IN a great day for whales, two humpback whales have been freed from entangling ropes in separate rescue operations on the Mid North Coast this week.
The first 10 metre whale was cut free by the National Parks and Wildlife Service (NPWS) whale disentanglement team, supported by the Marine Rescue Forster-Tuncurry and ORRCA this morning about one kilometre off the Crowdy Bay Lighthouse at Harrington.
NPWS Great Lakes Area acting manager and rescue operation co-ordinator, Rachel Kempers said as the crews were returning to shore a local surfer raised the alarm about another entangled animal a little further south, just off Old Bar.

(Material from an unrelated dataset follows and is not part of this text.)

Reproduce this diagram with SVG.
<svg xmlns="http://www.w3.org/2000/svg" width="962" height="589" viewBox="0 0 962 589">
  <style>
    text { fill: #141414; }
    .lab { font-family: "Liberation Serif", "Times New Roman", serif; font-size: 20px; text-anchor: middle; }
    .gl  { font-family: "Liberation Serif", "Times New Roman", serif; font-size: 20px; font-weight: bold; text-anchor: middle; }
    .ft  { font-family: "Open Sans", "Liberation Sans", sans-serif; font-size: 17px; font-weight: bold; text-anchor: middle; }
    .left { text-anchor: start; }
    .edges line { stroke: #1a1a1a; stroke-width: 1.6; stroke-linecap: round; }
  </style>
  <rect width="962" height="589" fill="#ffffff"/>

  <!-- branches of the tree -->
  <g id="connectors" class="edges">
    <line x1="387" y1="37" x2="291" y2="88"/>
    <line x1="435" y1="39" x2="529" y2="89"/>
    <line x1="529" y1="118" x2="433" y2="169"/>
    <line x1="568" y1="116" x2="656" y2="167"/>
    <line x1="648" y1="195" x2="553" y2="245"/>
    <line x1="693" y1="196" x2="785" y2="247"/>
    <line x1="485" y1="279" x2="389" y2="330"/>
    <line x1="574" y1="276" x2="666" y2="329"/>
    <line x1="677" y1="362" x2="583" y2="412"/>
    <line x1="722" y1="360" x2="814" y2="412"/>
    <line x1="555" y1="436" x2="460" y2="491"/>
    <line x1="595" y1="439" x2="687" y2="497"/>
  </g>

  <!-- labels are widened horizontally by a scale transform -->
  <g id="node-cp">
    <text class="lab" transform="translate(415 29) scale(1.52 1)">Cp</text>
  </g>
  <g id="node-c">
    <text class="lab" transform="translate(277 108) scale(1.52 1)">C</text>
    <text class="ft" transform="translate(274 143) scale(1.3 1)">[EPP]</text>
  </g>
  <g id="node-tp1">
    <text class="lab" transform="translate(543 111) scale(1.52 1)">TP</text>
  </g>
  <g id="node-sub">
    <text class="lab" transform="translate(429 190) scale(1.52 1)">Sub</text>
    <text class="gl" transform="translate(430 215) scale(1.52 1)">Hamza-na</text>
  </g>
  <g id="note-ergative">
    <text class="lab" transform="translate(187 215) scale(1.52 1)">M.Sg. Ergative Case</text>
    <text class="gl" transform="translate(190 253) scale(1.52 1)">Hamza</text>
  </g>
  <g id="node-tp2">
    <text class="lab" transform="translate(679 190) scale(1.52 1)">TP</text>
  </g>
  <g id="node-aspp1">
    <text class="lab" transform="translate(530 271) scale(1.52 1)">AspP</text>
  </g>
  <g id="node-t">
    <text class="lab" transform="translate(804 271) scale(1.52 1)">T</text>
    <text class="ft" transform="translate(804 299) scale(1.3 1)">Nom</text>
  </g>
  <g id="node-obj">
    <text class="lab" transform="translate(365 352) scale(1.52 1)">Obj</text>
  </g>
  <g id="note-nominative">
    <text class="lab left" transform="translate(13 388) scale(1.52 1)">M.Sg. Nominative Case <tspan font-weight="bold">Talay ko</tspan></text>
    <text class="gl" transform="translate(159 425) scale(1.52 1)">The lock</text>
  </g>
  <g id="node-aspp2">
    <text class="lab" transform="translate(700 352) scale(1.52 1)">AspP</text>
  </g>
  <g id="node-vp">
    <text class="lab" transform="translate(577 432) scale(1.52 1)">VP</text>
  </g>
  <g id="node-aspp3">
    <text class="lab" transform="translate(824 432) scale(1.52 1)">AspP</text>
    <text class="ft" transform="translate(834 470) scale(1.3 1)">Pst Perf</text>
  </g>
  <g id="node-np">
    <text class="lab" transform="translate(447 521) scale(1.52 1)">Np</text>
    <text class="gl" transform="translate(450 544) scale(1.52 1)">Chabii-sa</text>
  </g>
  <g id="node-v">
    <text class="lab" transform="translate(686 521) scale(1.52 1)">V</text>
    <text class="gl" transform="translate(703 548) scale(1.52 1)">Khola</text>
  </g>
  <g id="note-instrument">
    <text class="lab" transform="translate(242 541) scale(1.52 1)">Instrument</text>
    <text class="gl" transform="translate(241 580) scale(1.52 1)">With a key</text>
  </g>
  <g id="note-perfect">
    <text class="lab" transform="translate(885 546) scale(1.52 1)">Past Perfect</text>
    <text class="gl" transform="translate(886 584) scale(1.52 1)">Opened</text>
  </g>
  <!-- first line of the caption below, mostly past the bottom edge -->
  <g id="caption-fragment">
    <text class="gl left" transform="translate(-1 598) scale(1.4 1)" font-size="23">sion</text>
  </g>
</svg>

"Crews were also able to free this similar sized whale also entangled in ropes and buoys," Ms Kempers said.
"The successful operations would not have been possible without the support of those involved as well as the dedicated whale disentanglement team," she said.

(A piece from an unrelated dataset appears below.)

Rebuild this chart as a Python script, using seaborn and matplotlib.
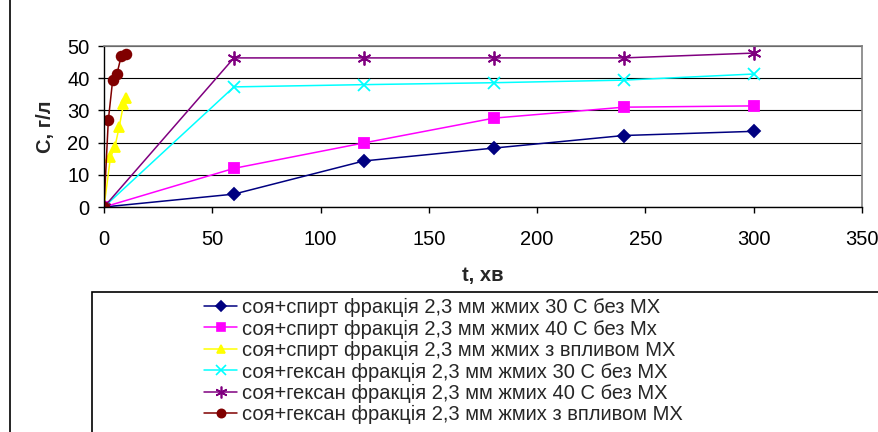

"While the conditions were good, both whales where extremely agitated making the very difficult operation even more dangerous.

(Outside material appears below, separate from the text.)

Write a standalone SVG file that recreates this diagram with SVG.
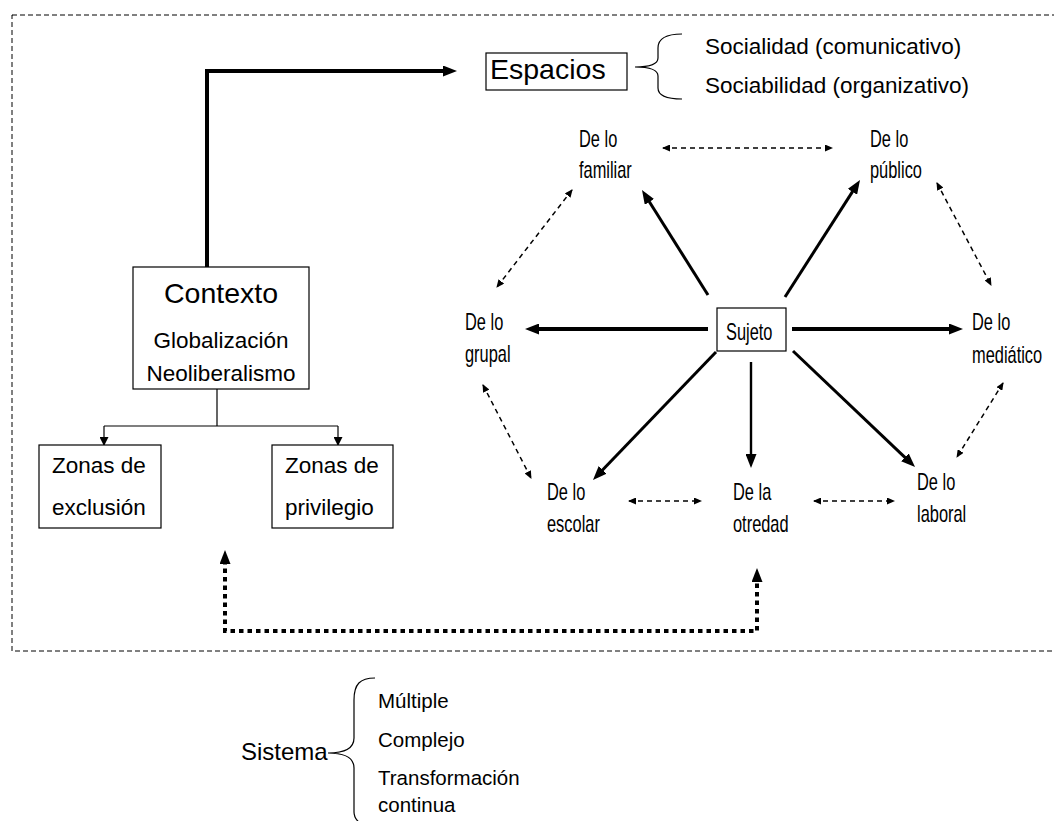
<svg xmlns="http://www.w3.org/2000/svg" width="1054" height="821" viewBox="0 0 1054 821">
<style>
  text { font-family: "Liberation Sans", Arial, sans-serif; fill: #000; }
  .box { fill: #fff; stroke: #000; stroke-width: 1.2; }
  .lbl { font-size: 23px; }
  .mid { font-size: 22.5px; }
  .item { font-size: 20.5px; }
  .thick { fill: none; stroke: #000; stroke-width: 4; }
  .solid3 { fill: none; stroke: #000; stroke-width: 3; }
  .solid2 { fill: none; stroke: #000; stroke-width: 2.4; }
  .thin { fill: none; stroke: #000; stroke-width: 1.2; }
  .dash { fill: none; stroke: #000; stroke-width: 1.5; stroke-dasharray: 5 4; }
  .dotted { fill: none; stroke: #000; stroke-width: 4; stroke-dasharray: 4.5 4; }
  .frame { fill: none; stroke: #000; stroke-width: 1; stroke-dasharray: 5 3; }
  .brace { fill: none; stroke: #000; stroke-width: 1.2; }
</style>
<defs>
  <marker id="big" viewBox="0 0 14 11" refX="4" refY="5.5" markerWidth="14" markerHeight="11" markerUnits="userSpaceOnUse" orient="auto-start-reverse">
    <path d="M0,0 L14,5.5 L0,11 z" fill="#000"/>
  </marker>
  <marker id="sm" viewBox="0 0 8 7" refX="7" refY="3.5" markerWidth="8" markerHeight="7" markerUnits="userSpaceOnUse" orient="auto-start-reverse">
    <path d="M0,0 L8,3.5 L0,7 z" fill="#000"/>
  </marker>
  <marker id="tree" viewBox="0 0 9 9" refX="8" refY="4.5" markerWidth="9" markerHeight="9" markerUnits="userSpaceOnUse" orient="auto">
    <path d="M0,0 L9,4.5 L0,9 z" fill="#000"/>
  </marker>
</defs>

<rect class="frame" x="12" y="15" width="1070" height="636"/>

<g id="connectors">
  <path class="thick" d="M207,267 V71 H447" marker-end="url(#big)"/>
  <path class="thin" d="M217,389 V426 M104,426 H338"/>
  <line class="thin" x1="104" y1="426" x2="104" y2="445" marker-end="url(#tree)"/>
  <line class="thin" x1="338" y1="426" x2="338" y2="445" marker-end="url(#tree)"/>
  <line class="solid3" x1="708" y1="295" x2="647.3" y2="198.5" marker-end="url(#big)"/>
  <line class="solid3" x1="785" y1="297" x2="854.6" y2="188.4" marker-end="url(#big)"/>
  <line class="thick" x1="708" y1="329" x2="535" y2="329" marker-end="url(#big)"/>
  <line class="thick" x1="792" y1="329" x2="953" y2="329" marker-end="url(#big)"/>
  <line class="solid3" x1="716" y1="352" x2="599.9" y2="472.8" marker-end="url(#big)"/>
  <line class="solid3" x1="793" y1="351" x2="907.8" y2="460.1" marker-end="url(#big)"/>
  <line class="solid2" x1="751" y1="362" x2="751" y2="458" marker-end="url(#big)"/>
  <line class="dash" x1="663" y1="148" x2="832" y2="148" marker-start="url(#sm)" marker-end="url(#sm)"/>
  <line class="dash" x1="572" y1="190" x2="497" y2="287" marker-start="url(#sm)" marker-end="url(#sm)"/>
  <line class="dash" x1="937" y1="183" x2="991" y2="285" marker-start="url(#sm)" marker-end="url(#sm)"/>
  <line class="dash" x1="483" y1="385" x2="531" y2="478" marker-start="url(#sm)" marker-end="url(#sm)"/>
  <line class="dash" x1="1003" y1="383" x2="957" y2="457" marker-start="url(#sm)" marker-end="url(#sm)"/>
  <line class="dash" x1="629" y1="501" x2="701" y2="501" marker-start="url(#sm)" marker-end="url(#sm)"/>
  <line class="dash" x1="814" y1="501" x2="894" y2="501" marker-start="url(#sm)" marker-end="url(#sm)"/>
  <path class="dotted" d="M225,560 V631 H757 V578" marker-start="url(#big)" marker-end="url(#big)"/>
</g>

<g id="contexto">
  <rect class="box" x="133" y="267" width="176" height="122"/>
  <text x="221" y="303" font-size="28.5" text-anchor="middle">Contexto</text>
  <text class="mid" x="221" y="348" text-anchor="middle">Globalización</text>
  <text class="mid" x="221" y="381" text-anchor="middle">Neoliberalismo</text>
</g>

<g id="zonas-exclusion">
  <rect class="box" x="39" y="445" width="122" height="83"/>
  <text class="mid" x="52" y="473">Zonas de</text>
  <text class="mid" x="52" y="515">exclusión</text>
</g>

<g id="zonas-privilegio">
  <rect class="box" x="272" y="445" width="121" height="83"/>
  <text class="mid" x="285" y="473">Zonas de</text>
  <text class="mid" x="285" y="515">privilegio</text>
</g>

<g id="espacios">
  <rect class="box" x="486" y="53" width="141" height="37"/>
  <text x="490" y="79" font-size="28.5">Espacios</text>
  <path class="brace" d="M682,34 C666,34 658,38 658,48 L658,58 C658,64 650,67 635,67 C650,67 658,70 658,76 L658,88 C658,96 666,99 682,99"/>
  <text class="mid" x="705" y="54">Socialidad (comunicativo)</text>
  <text class="mid" x="705" y="93">Sociabilidad (organizativo)</text>
</g>

<g id="sujeto">
  <rect class="box" x="717" y="308" width="69" height="43"/>
  <text class="lbl" transform="translate(726,340) scale(0.713,1)">Sujeto</text>
</g>

<g id="familiar">
  <text class="lbl" transform="translate(579,147) scale(0.713,1)">De lo</text>
  <text class="lbl" transform="translate(579,178) scale(0.713,1)">familiar</text>
</g>
<g id="publico">
  <text class="lbl" transform="translate(870,147) scale(0.713,1)">De lo</text>
  <text class="lbl" transform="translate(870,178) scale(0.713,1)">público</text>
</g>
<g id="grupal">
  <text class="lbl" transform="translate(465,330) scale(0.713,1)">De lo</text>
  <text class="lbl" transform="translate(465,362) scale(0.713,1)">grupal</text>
</g>
<g id="mediatico">
  <text class="lbl" transform="translate(972,330) scale(0.713,1)">De lo</text>
  <text class="lbl" transform="translate(972,363) scale(0.713,1)">mediático</text>
</g>
<g id="escolar">
  <text class="lbl" transform="translate(547,500) scale(0.713,1)">De lo</text>
  <text class="lbl" transform="translate(547,532) scale(0.713,1)">escolar</text>
</g>
<g id="otredad">
  <text class="lbl" transform="translate(733,500) scale(0.713,1)">De la</text>
  <text class="lbl" transform="translate(733,532) scale(0.713,1)">otredad</text>
</g>
<g id="laboral">
  <text class="lbl" transform="translate(917,490) scale(0.713,1)">De lo</text>
  <text class="lbl" transform="translate(917,522) scale(0.713,1)">laboral</text>
</g>

<g id="sistema">
  <text x="241" y="760" font-size="24">Sistema</text>
  <path class="brace" d="M375,678 C360,678 354,684 354,700 L354,738 C354,748 345,753 328,753 C345,753 354,758 354,768 L354,812 C354,817 356,820 360,823"/>
  <text class="item" x="378" y="708">Múltiple</text>
  <text class="item" x="378" y="747">Complejo</text>
  <text class="item" x="378" y="785">Transformación</text>
  <text class="item" x="378" y="812">continua</text>
</g>
</svg>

"If the material had not been removed the chances of these whales surviving would not have been good.
"It has been a fantastic result with everyone able to work together effectively and safely and to see the whale continuing it journey north without ropes attached.
"Freeing the whale involved using an inflatable rescue boat with the crew using hook-shaped knives on long poles which minimised risk to rescuers.
"Increasing whale numbers and human use of the oceans mean there is a greater chance whales can be entangled."
in fishing gear, nets or ropes.
"When entangled whales are reported we often need to locate the animal using an aerial search, as they can continue moving, and there can be long delays before the rescuers find them.
"As entangled whales are often reported by fishers while they are at sea it is of great assistance if they can remain with the animal until the rescue team arrives."